В лагере до сих пор Евгений Андреевич жил неплохо. Из дома получал великолепные посылки, на общих работах никогда не был. Дома у него остались старики-родители и жена, перед которой он преклонялся и называл ее «моя маленькая маркиза». Курил капитан какие-то особые, длинные и тонкие душистые сигареты, тоже из посылок, конечно, изящно доставая их кончиками пальцев с отполированными ногтями из золотого портсигара, на котором были выгравированы все ноты октавы, кроме «ми». Это, как говорил Евгений Андреевич, был «шикарный морской ребус, соленый, как само море»… Но далее не объяснял.
После всего, что со мной случилось, после того невероятного разъединения с человеком, который был мне дорог и близок, после странных маминых слов там, в Бутырках, с еще неясными страхами и смутными, гонимыми из души подозрениями, мне казалось, что сердце мое — как сплошная кровавая рана, до которой как ни дотронься — больно. И я старалась не дотрагиваться. Захлопнула дверь в эту странную, смутную, зыбкую неясность. Не думала и не вспоминала…
И вдруг я заметила, что Евгений Андреевич мне нравится… Что я жду этих тихих вечеров с полуночными зорями… Что сердце бьется быстрее, когда он входит в столовую — элегантный, сверкающий — и издали поднимает руку в знак приветствия.

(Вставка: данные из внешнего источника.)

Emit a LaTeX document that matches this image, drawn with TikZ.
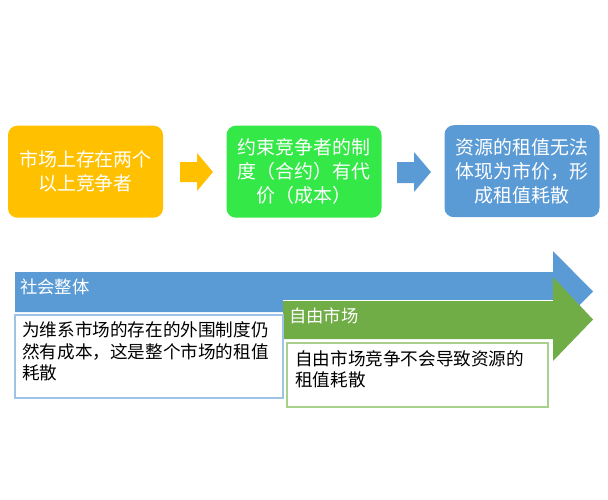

— Сегодня я ухожу в залив, дорогая… Слушайте мой прощальный привет — три длинных и один короткий. Специально для вас.
И когда из-за острова, из лона голубого марева доносились низкие басовитые гудки — три длинных и один короткий, — они невольно ласкали мой слух и заставляли вздрагивать сердце… Оказывается, оно не было такой уж сплошной кровавой раной, мое сердце… А когда капитан возвращался, гудки звучали особенно громко и радостно — они приветствовали меня… Но все же, когда в уединенном уголке острова он взял меня за руки и, глядя затуманенным взглядом, чуть притянул к себе и едва слышно произнес: «Ну же, не терзай меня до бесконечности, дорогая… Ты же видишь, что со мной делаешь…», я оттолкнула его в ужасе:
— Как, здесь? В лагере? Вот так, прямо в кустах? Боже мой, что вы выдумываете…
Он на секунду прикрыл глаза и снова их открыл. Потом тихо, очень грустно, но совсем спокойно сказал:
— Дорогая, но ведь это же теперь наша жизнь.
Да, тогда я не хотела понимать еще, что это не «эпизод» — это теперь моя жизнь. Так и не был перейден Рубикон. Так и остались эти светлые вечера с рассказами о море, о далеких плаваниях, о традициях гардемаринов и стихи о влюбленной королеве, которая где-то далеко у моря «в башне замка играла Шопена». От него в первый раз я услышала гумилевских «капитанов» и запомнила их на всю жизнь:
На полярных морях и на южных,
По изгибам зеленых зыбей,
Средь базальтовых скал и жемчужных
Шелестят паруса кораблей…
Ах, капитан, капитан!.. Если бы знать, что это лето — последнее, когда вы носите свой белоснежный китель и ослепительную фуражку, когда ваша элегантная рука касается кольца тифона и вы бросаете небрежно-властным тоном: «Самый малый вперед!», что это последние трапы, по которым взбираются ваши безукоризненно начищенные ботинки. Ах, если бы…
Я встретилась с Евгением Андреевичем еще раз, вернее, с тенью его, даже не узнав в первое мгновение. Встретилась на «Водоразделе» ровно через год, в 1937-м, перед самой его смертью. В этот раз он был без кителя, без капитанской фуражки, в коротких, не по росту, лагерных опорках, в безобразных бутсах на одну ногу (в лагере их называли «шанхаями») — такие уж ему достались в каптерке.